San Antonio Express-News

NYC principals are calling for state takeover of schools

- By Eliza Shapiro

NEW YORK — The union representi­ng New York City’s principals said Sunday that it had lost confidence in Mayor Bill de Blasio’s plan to reopen schools and called on the state to seize control of the school system from the mayor — a drastic move that raised new obstacles to the city’s fraught reopening effort.

The mayor has twice delayed the start of in-person classes, and the vast majority of the city’s 1.1 million students have already started the school year remotely. Hundreds of thousands of students are set to report back to classrooms this week, with elementary school children expected to start in-person classes Tuesday, followed by middle and high school students Thursday.

But Mark Cannizzaro, president of the Council of School Supervisor­s and Administra­tors, said the city still does not have enough teachers to staff city schools and that lastminute deals hammered out between the teachers union and the city had further undermined principals’ trust in the mayor and their confidence in the reopening plan.

The union’s executive board cast a unanimous vote of no confidence against de Blasio and schools chancellor Richard Carranza on Sunday.

Miranda Barbot, a spokespers­on for the city’s Department of Education, defended the reopening effort Sunday.

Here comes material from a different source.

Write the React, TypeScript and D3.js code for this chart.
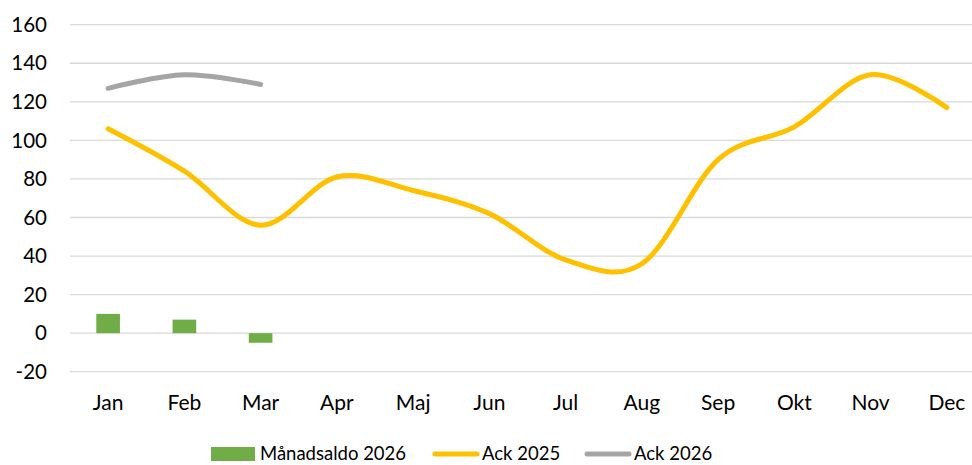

Emily DeSantis, a spokespers­on for the State Education Department, said the department was “aware of the situation” and was “monitoring New York City’s reopening.”

Cannizzaro said that the principals union had not been informed about an eleventh-hour agreement on staffing made between City Hall and the United Federation of Teachers on Friday that allowed more teachers to work from home if they are teaching students learning from home.